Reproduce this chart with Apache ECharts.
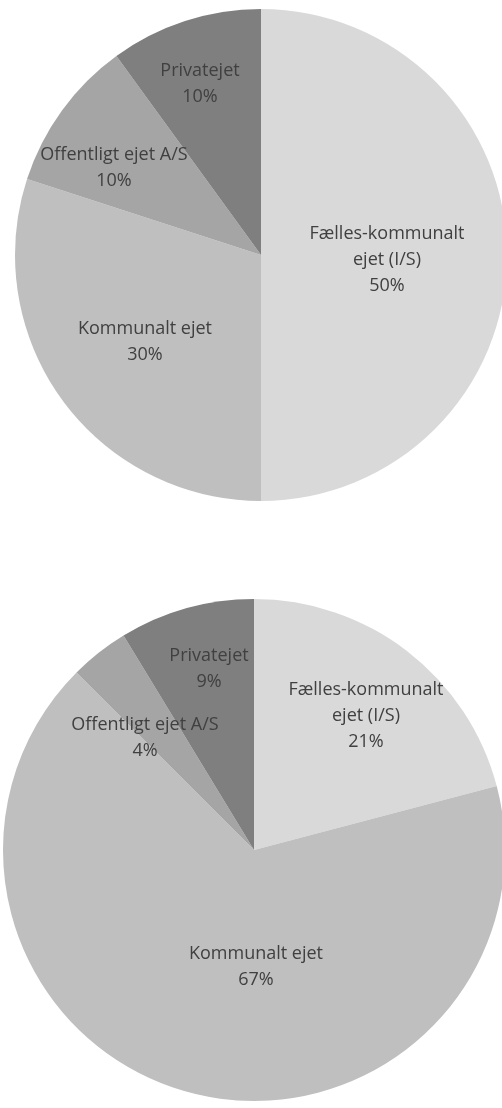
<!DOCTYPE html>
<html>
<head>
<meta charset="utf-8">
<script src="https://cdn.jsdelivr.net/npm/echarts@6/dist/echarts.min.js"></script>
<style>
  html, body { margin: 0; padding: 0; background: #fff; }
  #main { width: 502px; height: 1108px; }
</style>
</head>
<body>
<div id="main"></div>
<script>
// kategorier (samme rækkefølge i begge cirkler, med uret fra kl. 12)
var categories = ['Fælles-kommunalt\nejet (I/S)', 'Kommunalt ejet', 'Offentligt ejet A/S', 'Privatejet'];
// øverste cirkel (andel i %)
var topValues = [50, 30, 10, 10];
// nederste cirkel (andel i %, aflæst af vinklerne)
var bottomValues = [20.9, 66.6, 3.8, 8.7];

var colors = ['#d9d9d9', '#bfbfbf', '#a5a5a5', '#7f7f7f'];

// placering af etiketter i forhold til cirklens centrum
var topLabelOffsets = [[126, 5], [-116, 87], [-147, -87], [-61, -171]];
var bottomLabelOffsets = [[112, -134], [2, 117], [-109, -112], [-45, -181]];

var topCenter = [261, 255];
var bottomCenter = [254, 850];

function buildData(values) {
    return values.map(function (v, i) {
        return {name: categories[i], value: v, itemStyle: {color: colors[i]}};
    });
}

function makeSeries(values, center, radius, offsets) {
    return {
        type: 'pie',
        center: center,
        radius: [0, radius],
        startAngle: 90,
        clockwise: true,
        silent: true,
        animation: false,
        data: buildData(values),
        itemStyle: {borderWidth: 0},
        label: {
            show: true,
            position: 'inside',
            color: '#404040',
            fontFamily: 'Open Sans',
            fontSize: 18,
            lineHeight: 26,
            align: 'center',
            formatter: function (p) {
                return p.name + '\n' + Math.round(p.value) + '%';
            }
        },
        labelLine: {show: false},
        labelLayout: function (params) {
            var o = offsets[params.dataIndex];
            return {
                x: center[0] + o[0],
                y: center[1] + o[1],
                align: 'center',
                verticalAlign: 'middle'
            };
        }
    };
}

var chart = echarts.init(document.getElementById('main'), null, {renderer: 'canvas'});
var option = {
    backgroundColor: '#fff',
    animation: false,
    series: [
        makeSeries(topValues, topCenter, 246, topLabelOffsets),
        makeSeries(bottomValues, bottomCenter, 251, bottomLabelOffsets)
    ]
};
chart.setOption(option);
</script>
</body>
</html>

--------------------------------------------------

Leave the images out, please, and restate each line word for word.

Full solution:
Reproduce this chart with Apache ECharts.
<!DOCTYPE html>
<html>
<head>
<meta charset="utf-8">
<script src="https://cdn.jsdelivr.net/npm/echarts@6/dist/echarts.min.js"></script>
<style>
  html, body { margin: 0; padding: 0; background: #fff; }
  #main { width: 502px; height: 1108px; }
</style>
</head>
<body>
<div id="main"></div>
<script>
// kategorier (samme rækkefølge i begge cirkler, med uret fra kl. 12)
var categories = ['Fælles-kommunalt\nejet (I/S)', 'Kommunalt ejet', 'Offentligt ejet A/S', 'Privatejet'];
// øverste cirkel (andel i %)
var topValues = [50, 30, 10, 10];
// nederste cirkel (andel i %, aflæst af vinklerne)
var bottomValues = [20.9, 66.6, 3.8, 8.7];

var colors = ['#d9d9d9', '#bfbfbf', '#a5a5a5', '#7f7f7f'];

// placering af etiketter i forhold til cirklens centrum
var topLabelOffsets = [[126, 5], [-116, 87], [-147, -87], [-61, -171]];
var bottomLabelOffsets = [[112, -134], [2, 117], [-109, -112], [-45, -181]];

var topCenter = [261, 255];
var bottomCenter = [254, 850];

function buildData(values) {
    return values.map(function (v, i) {
        return {name: categories[i], value: v, itemStyle: {color: colors[i]}};
    });
}

function makeSeries(values, center, radius, offsets) {
    return {
        type: 'pie',
        center: center,
        radius: [0, radius],
        startAngle: 90,
        clockwise: true,
        silent: true,
        animation: false,
        data: buildData(values),
        itemStyle: {borderWidth: 0},
        label: {
            show: true,
            position: 'inside',
            color: '#404040',
            fontFamily: 'Open Sans',
            fontSize: 18,
            lineHeight: 26,
            align: 'center',
            formatter: function (p) {
                return p.name + '\n' + Math.round(p.value) + '%';
            }
        },
        labelLine: {show: false},
        labelLayout: function (params) {
            var o = offsets[params.dataIndex];
            return {
                x: center[0] + o[0],
                y: center[1] + o[1],
                align: 'center',
                verticalAlign: 'middle'
            };
        }
    };
}

var chart = echarts.init(document.getElementById('main'), null, {renderer: 'canvas'});
var option = {
    backgroundColor: '#fff',
    animation: false,
    series: [
        makeSeries(topValues, topCenter, 246, topLabelOffsets),
        makeSeries(bottomValues, bottomCenter, 251, bottomLabelOffsets)
    ]
};
chart.setOption(option);
</script>
</body>
</html>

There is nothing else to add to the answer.